Over the course of that evening, the idea started to evolve. It expanded from only visual arts to also including performing arts. There would be a need to feed the attendees, which could be its own "food arts" component; there would need to be activities for kids. "And you can imagine," Branch says, "in this enthusiastic group, drinking wine, 'This is so cool, I think we've got something here. Now what do we do?' You've got this nugget of an idea, and like a lot of good ideas, who's gonna carry this one? So they turned to me, because [then-mayor] Ted Wilson was a friend of mine, they said, 'Skip, talk to Ted.' And I said, 'Oh God ... sure.'"

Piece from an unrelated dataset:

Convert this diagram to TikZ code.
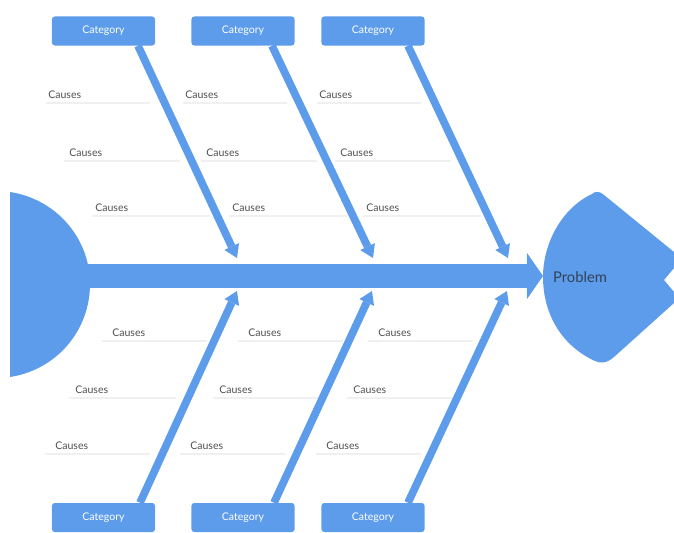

Wilson, as it turns out, was enthusiastically in favor of the idea—but not quite so enthusiastic about the proposed location in the middle of Main Street, which would require shutting it off to traffic. "Ted said, 'Uh, really? Don't you want to do Liberty Park?' We said, 'It's not like you don't close Main Street once a year for the Days of '47 Parade. And we've got no horseshit. The clean-up is much easier.'"

Branch and the Arts Council were ultimately able to convince Wilson that Main Street was the right location. But once the word got out to Main Street merchants, they wanted to squash the idea. "Ted calls me, says, 'We're done. Can't do it.' ... I didn't know who I knew, the only guy I thought could be accessible was Jack Gallivan, the publisher of the Tribune. So I called Gallivan's office, set up an appointment, and I told Mr. Gallivan the story. He said, 'This has to happen.' I almost burst into tears.

"The next call I get is from Ted, and he says, 'What the hell did you do? The festival is on. We're doing it.'"

Not surprisingly, that was far from the only complication for a start-up venture of this kind. First, the fire department tried to shut down the idea, since the initial plan didn't meet code requirements, requiring a more formalized street plan. And of course there was the matter of that $180-ish budget, which required plenty of creative use of resources that the organizers could get for free.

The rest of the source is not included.